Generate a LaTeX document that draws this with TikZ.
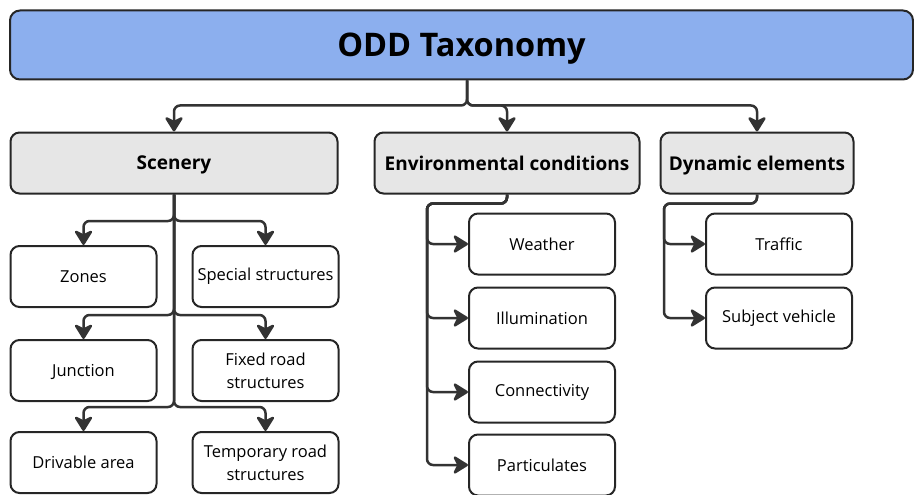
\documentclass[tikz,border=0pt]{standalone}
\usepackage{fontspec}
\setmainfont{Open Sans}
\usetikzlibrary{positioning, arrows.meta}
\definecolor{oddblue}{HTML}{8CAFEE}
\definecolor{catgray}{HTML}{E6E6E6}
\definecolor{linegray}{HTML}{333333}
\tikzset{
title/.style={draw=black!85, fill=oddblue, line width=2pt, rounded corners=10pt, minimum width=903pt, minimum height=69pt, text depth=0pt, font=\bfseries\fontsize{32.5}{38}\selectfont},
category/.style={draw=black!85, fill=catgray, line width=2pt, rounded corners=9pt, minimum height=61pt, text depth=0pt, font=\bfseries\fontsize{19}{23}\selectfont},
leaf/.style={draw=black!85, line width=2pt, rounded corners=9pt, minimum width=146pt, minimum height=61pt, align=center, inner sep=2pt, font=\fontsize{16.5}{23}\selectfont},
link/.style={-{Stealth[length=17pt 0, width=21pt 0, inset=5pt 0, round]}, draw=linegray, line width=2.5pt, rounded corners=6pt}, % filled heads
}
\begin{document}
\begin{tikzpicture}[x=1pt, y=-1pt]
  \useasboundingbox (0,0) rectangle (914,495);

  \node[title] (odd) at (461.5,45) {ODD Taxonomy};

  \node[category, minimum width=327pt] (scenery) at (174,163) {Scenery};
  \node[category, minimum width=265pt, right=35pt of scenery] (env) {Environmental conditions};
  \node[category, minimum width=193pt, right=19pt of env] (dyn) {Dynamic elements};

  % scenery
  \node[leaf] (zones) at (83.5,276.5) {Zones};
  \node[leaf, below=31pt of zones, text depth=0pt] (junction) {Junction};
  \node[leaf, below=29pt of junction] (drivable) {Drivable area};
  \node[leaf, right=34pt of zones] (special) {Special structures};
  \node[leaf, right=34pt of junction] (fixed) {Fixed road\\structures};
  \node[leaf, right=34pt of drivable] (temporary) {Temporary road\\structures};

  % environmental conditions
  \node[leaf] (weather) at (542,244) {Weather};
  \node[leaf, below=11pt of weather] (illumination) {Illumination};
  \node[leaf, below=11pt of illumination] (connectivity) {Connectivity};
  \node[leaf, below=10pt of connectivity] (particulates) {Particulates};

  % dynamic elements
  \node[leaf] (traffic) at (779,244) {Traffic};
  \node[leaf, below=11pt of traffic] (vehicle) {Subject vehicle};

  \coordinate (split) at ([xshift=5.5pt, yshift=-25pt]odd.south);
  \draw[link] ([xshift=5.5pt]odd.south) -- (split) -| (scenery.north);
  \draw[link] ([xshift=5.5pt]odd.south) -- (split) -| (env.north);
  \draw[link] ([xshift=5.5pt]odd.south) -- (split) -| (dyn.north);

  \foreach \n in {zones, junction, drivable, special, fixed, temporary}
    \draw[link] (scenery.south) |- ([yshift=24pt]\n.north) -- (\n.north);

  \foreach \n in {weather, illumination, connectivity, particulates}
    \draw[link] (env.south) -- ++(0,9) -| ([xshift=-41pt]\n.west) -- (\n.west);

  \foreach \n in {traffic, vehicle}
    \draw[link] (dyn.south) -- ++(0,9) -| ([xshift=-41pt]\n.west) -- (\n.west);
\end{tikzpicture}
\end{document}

========================================

--- What you need to do ---
Restate only the lines running from the start of the material above through the line containing "(odd) at (461.5,45)", ends included. No pictures.

--- Result for this exercise ---
Generate a LaTeX document that draws this with TikZ.
\documentclass[tikz,border=0pt]{standalone}
\usepackage{fontspec}
\setmainfont{Open Sans}
\usetikzlibrary{positioning, arrows.meta}
\definecolor{oddblue}{HTML}{8CAFEE}
\definecolor{catgray}{HTML}{E6E6E6}
\definecolor{linegray}{HTML}{333333}
\tikzset{
title/.style={draw=black!85, fill=oddblue, line width=2pt, rounded corners=10pt, minimum width=903pt, minimum height=69pt, text depth=0pt, font=\bfseries\fontsize{32.5}{38}\selectfont},
category/.style={draw=black!85, fill=catgray, line width=2pt, rounded corners=9pt, minimum height=61pt, text depth=0pt, font=\bfseries\fontsize{19}{23}\selectfont},
leaf/.style={draw=black!85, line width=2pt, rounded corners=9pt, minimum width=146pt, minimum height=61pt, align=center, inner sep=2pt, font=\fontsize{16.5}{23}\selectfont},
link/.style={-{Stealth[length=17pt 0, width=21pt 0, inset=5pt 0, round]}, draw=linegray, line width=2.5pt, rounded corners=6pt}, % filled heads
}
\begin{document}
\begin{tikzpicture}[x=1pt, y=-1pt]
  \useasboundingbox (0,0) rectangle (914,495);

  \node[title] (odd) at (461.5,45) {ODD Taxonomy};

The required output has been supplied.